Open cnreediii opened 4 years ago

cnreediii commented 4 years ago

Tracey Birch

We had some discussion yesterday of versioning / change tracking, and cataloging came up a little bit there (esp. as it relates to current CDB versioning), but no giant AHAs. Looking into how git stores things on the repository side as a possible line of investigation.

Greg Peele

feature-level and collection-level revisioning via deltas is incredibly useful when you need that audit trail. I prototyped ideas for this in LTF 1.0 to do minimal deltas for changes to feature type, attribute values, relationships to other features, and relative move/rotate/scale of entire feature. didn't quite go all the way with it to allow for vertex-level deltas though, and never did think of a good solution for continuous time-varying deltas.

Git may provide some insights but I suspect the final solution needs to be geometry and spatial aware.

Tracey Birch

Yes, we decided it is a hard problem and were looking at catalogs to simplify/speed up doing versioning by entire CDB &/or entire GPKG files

Greg Peele

one piece of the prototype I did was a catalog level revision history as well, which defined your revision IDs and timestamps. then the deltas were indexed to a particular revision. I used closer to the SVN model (incremental increasing revision IDs) but the Git model handles splits and merges way better.

of course anything that goes in a central catalog then is a data loss risk if writes fail, and can introduce write concurrency performance hits - once you get down to that level. journaled filesystems like ext3/ext4 and NTFS have to deal with similar issues.

"it is a hard problem" - accurate.

Tracey Birch

I thought the journaling capabilities of sqlite might be something to investigate as well

Greg Peele

I also realized there were two different types of revisioning time variance that could be relevant, which complicated things. the first is actual time variance in the simulated history due to temporal changes. the second is editing decisions that are correcting errors or making changes that have nothing to do with the simulated timeline. (edited)

in the geoint case that distinction may be not important, but in the M&S case it can be.

if you really want your brain to hurt, there is a game out there called Achron which is a military real time strategy game with multiplayer time travel. describing the simulation timeline in that simulation is a mind screw. as far as I know the DoD hasn't implemented time travel yet though so I think we can ignore that one.

in any case, I ended up settling on using "revisions" to describe changes outside the simulated timeline and "events" to describe changes that are a result of time variance inside the simulated world.

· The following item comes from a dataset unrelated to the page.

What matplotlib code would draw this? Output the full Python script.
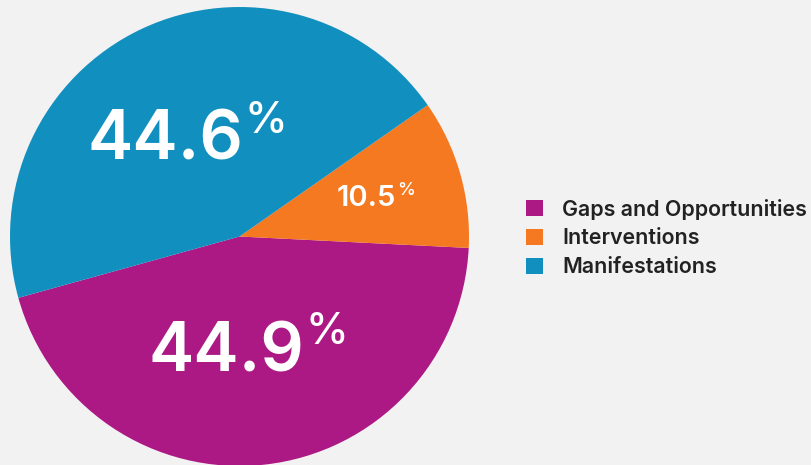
import matplotlib.pyplot as plt
from matplotlib.patches import Patch

categories = ["Gaps and Opportunities", "Interventions", "Manifestations"]
shares = [44.9, 10.5, 44.6]
colors = ["#AC1884", "#F47920", "#118FBF"]

# label anchors in pie units: (x_right_of_number, baseline, fontsize, pct_fontsize, pct_rise)
label_spots = [
    (0.283, -0.587, 49, 31, 0.117),
    (0.683, 0.135, 21, 13, 0.045),
    (0.017, 0.335, 49, 31, 0.117),
]

plt.rcParams["font.family"] = ["Inter", "DejaVu Sans"]

fig = plt.figure(figsize=(8.12, 4.65), dpi=100, facecolor="#F2F2F2")
W, H = 812, 465
cx, cy, r = 239.5, 236.5, 229.5
ax = fig.add_axes([(cx - r) / W, (H - cy - r) / H, 2 * r / W, 2 * r / H])
ax.set_facecolor("#F2F2F2")

wedges, _ = ax.pie(
    shares,
    colors=colors,
    startangle=195.5,
    counterclock=True,
    wedgeprops={"linewidth": 0},
)
ax.set_xlim(-1, 1)
ax.set_ylim(-1, 1)
ax.set_aspect("equal")
ax.axis("off")

for val, (x, y, fs, pfs, rise) in zip(shares, label_spots):
    ax.text(x, y, f"{val:.1f}", color="white", fontsize=fs,
            fontweight="semibold", ha="right", va="baseline")
    ax.text(x + 0.004, y + rise, "%", color="white", fontsize=pfs,
            fontweight="medium", ha="left", va="baseline")

handles = [Patch(facecolor=c, edgecolor="none") for c in colors]
fig.legend(
    handles, categories,
    loc="center left",
    bbox_to_anchor=(526 / W, (H - 238) / H),
    frameon=False,
    prop={"size": 15.4, "weight": "semibold"},
    handlelength=0.8,
    handleheight=0.8,
    handletextpad=0.9,
    labelspacing=0.42,
    borderpad=0,
    borderaxespad=0,
    labelcolor="#222222",
)

fig.savefig("out.png", dpi=100, facecolor=fig.get_facecolor())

terminology is hard on some of these things.

Tracey Birch

I like that terminology, at least makes some distinction

We also talked about changes that were real-world events vs corrections or improvements to the data

Carl Reed

WRT time/temporal, the recent VTP2 Metadata activity participants identified a number of date/time metadata elements associated with the life and provenance geo-content. I need to re-read the Engineering Report on that topic.